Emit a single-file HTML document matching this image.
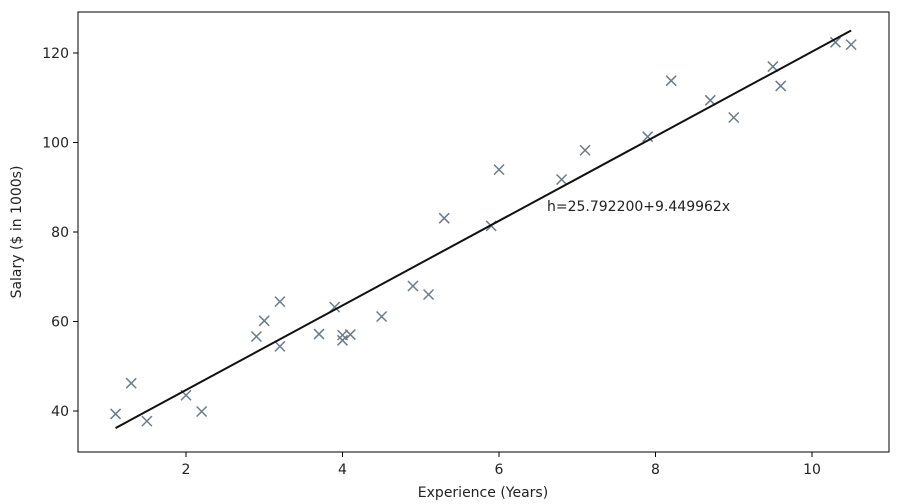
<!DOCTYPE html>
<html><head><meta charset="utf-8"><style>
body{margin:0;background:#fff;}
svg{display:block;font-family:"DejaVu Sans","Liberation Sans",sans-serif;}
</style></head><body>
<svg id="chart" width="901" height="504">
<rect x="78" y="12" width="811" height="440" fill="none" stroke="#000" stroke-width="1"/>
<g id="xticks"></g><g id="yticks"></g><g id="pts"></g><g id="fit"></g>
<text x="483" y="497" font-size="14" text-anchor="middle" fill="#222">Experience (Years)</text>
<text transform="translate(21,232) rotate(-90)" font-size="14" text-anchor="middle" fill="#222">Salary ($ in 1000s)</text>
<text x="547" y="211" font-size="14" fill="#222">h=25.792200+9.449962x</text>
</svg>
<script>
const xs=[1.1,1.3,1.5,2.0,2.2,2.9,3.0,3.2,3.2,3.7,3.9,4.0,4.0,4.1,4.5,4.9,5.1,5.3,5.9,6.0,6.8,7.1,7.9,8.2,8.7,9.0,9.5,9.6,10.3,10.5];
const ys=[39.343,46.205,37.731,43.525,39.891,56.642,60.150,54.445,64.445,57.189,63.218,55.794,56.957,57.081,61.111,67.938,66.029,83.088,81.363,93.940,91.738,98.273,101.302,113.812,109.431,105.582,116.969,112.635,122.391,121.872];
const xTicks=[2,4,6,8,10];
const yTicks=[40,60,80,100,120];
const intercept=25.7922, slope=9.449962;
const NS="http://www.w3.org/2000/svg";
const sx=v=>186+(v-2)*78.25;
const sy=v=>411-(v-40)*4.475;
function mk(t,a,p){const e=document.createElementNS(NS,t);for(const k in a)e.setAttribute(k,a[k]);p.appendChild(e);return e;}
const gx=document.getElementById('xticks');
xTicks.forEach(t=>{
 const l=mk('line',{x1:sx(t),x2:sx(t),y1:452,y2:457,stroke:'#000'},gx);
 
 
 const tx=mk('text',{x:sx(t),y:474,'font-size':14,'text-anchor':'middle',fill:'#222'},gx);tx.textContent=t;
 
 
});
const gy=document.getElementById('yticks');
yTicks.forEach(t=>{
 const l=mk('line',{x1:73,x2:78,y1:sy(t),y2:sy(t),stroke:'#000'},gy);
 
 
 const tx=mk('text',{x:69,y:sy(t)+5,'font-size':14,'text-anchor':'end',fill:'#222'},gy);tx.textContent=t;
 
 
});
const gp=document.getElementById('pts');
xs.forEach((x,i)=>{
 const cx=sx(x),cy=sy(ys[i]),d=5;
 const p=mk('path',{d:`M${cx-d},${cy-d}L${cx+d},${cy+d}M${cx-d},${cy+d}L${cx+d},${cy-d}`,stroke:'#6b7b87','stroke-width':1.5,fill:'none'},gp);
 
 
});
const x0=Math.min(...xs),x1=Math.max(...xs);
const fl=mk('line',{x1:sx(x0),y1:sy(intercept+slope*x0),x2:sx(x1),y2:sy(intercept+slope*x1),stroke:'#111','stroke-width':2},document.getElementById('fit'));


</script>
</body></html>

--

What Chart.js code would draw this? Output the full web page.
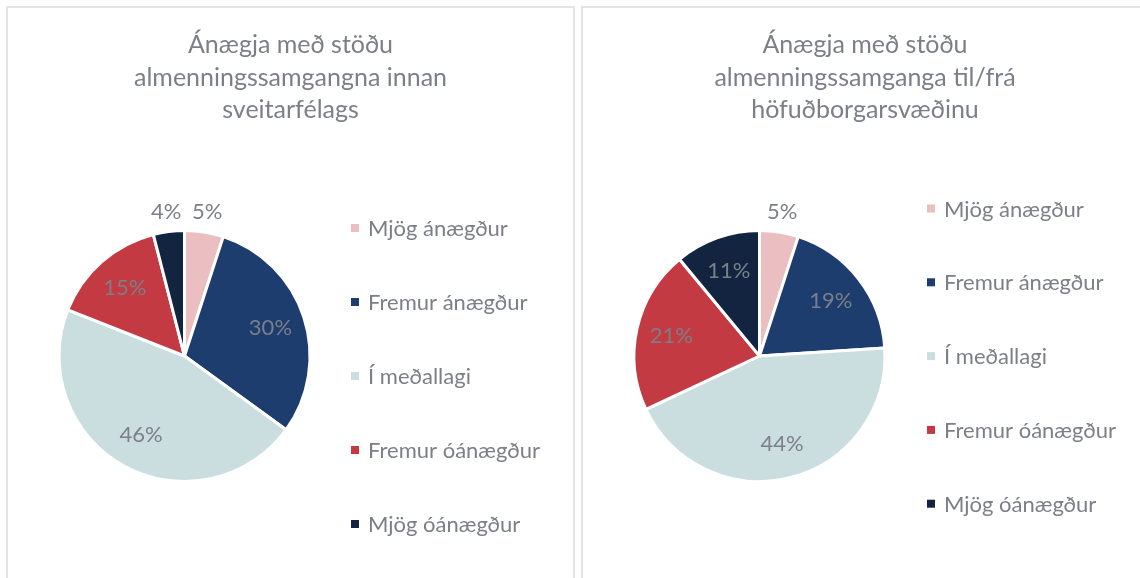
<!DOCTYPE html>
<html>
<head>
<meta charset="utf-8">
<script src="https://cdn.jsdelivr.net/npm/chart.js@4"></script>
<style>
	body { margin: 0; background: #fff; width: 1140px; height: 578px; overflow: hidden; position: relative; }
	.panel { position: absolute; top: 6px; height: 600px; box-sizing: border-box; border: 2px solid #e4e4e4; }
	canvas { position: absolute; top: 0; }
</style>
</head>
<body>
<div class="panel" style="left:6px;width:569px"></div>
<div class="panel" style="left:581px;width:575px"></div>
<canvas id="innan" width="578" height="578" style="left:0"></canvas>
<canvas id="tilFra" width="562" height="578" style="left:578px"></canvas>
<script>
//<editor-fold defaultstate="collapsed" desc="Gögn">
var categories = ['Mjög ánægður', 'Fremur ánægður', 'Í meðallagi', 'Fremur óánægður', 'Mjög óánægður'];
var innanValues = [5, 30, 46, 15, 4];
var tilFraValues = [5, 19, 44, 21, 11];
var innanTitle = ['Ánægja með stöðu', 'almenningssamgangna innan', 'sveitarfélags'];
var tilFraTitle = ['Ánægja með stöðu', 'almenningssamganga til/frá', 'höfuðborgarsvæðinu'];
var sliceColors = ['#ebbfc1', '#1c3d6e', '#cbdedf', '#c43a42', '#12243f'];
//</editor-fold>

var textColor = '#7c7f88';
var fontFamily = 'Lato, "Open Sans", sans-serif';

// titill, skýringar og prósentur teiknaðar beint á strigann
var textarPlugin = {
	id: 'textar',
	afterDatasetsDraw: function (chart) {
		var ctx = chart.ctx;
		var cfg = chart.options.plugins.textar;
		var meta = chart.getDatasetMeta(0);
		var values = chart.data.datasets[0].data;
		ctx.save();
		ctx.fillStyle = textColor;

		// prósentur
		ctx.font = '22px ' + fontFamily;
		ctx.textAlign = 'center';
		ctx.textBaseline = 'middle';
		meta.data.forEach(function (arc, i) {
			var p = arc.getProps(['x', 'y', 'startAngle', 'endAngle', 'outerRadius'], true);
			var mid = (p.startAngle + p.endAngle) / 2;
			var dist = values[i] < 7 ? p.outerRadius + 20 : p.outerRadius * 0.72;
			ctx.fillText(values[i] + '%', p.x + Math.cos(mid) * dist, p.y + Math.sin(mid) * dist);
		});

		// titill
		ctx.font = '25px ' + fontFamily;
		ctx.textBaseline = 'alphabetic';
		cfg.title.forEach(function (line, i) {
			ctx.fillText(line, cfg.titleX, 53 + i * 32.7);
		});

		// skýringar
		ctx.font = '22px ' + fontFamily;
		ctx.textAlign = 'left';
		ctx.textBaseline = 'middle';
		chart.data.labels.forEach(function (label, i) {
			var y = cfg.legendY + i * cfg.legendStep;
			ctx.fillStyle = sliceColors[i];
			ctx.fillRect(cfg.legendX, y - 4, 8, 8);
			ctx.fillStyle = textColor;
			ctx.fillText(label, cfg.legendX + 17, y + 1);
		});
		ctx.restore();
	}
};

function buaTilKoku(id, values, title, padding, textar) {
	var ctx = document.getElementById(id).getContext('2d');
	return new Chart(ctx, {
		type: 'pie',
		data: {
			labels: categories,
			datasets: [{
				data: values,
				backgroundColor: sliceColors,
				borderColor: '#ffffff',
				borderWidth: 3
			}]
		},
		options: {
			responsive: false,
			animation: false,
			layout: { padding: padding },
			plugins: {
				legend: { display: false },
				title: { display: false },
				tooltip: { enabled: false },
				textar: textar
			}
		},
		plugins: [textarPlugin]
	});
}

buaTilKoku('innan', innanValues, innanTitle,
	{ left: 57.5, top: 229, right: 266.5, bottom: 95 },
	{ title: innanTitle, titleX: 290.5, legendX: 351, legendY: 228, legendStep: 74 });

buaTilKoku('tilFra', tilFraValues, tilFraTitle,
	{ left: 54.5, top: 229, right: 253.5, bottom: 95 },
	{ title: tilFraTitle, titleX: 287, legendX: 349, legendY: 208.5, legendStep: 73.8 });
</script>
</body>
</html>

What to produce | Exactly how many lines contain "document"? State the number and nothing else.

Right answer | 7